From: Linus Torvalds
Date: Tue Oct 04 2016 - 23:29:07 EST


On Tue, Oct 4, 2016 at 7:43 PM, Paul Gortmaker
<paul.gortmaker@xxxxxxxxxxxxx> wrote:
>
> A couple years ago Ingo had an idea to kill BUG_ON abuse that I made
> a 1st pass at. Back then it seemed nobody cared. Maybe that has since
> changed?
>
> https://lkml.org/lkml/2014/4/30/359

So we actually have the checkpatch warning already:

# avoid BUG() or BUG_ON()
if ($line =~ /\b(?:BUG|BUG_ON)\b/) {
my $msg_type = \&WARN;
$msg_type = \&CHK if ($file);
&{$msg_type}("AVOID_BUG",
"Avoid crashing the kernel - try
using WARN_ON & recovery code rather than BUG() or BUG_ON()\n" .
$herecurr);
}

but it doesn't trigger on VM_BUG_ON().

And I'm not convinced about replacing things with BUG_ON_AND_HALT(),
it simply doesn't fix the existing issue we have: people use BUG_ON(),
and worse, _when_ they use BUG_ON(), they use it instead of error
handling, so the code _around_ the BUG_ON() tends to then very much
depend on what the BUG_ON() checks.

This is actually one way that VM_BUG_ON() is better: it's very much by
design something that can be compiled away, so at least hopefully
nobody thinks of it as a security measure. So we could just say that
we will treat VM_BUG_ON() as a WARN_ON_ONCE(), and just not kill the
machine.

Because I could easily imagine that somebody *does* treat BUG_ON()
that way, thinking "well, if that BUG_ON() triggers at least it won't
then go off the rails later".

In fact, right now we mark BUG() in such a way that gcc can even take
advantage of the "crash the machine" semantics, because we explicitly
mark the BUG() with "unreachable()".

So what I think we should think about is:

- extending the checkpatch warning to VM_BUG_ON too, to discourage new users.

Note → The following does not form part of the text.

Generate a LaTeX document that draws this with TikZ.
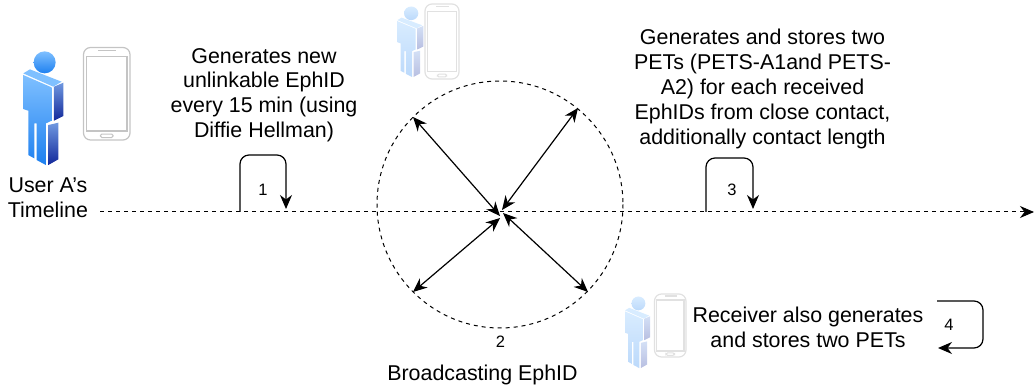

- look at making BUG_ON() simply be less lethal. Remove the
unrechable(), reorganize how the string is stored, and make it act
more like WARN_ON_ONCE() instead (it's the "rewind_stack_do_exit()"
that ends up causing us to try to kill things, we *could* just try to
stop doing that).

- Instead of adding a BUG_ON_AND_HALT(), we could perhaps add a new
FATAL_ERROR() thing that acts like the current BUG_ON, and *not* call
it something similar (we don't want people doing mindless
conversions!). And that's the one that would do the whole
rewind_stack_do_exit() to kill the process.

But apart from the checkpatch thing, it's actually a pretty big change.

Linus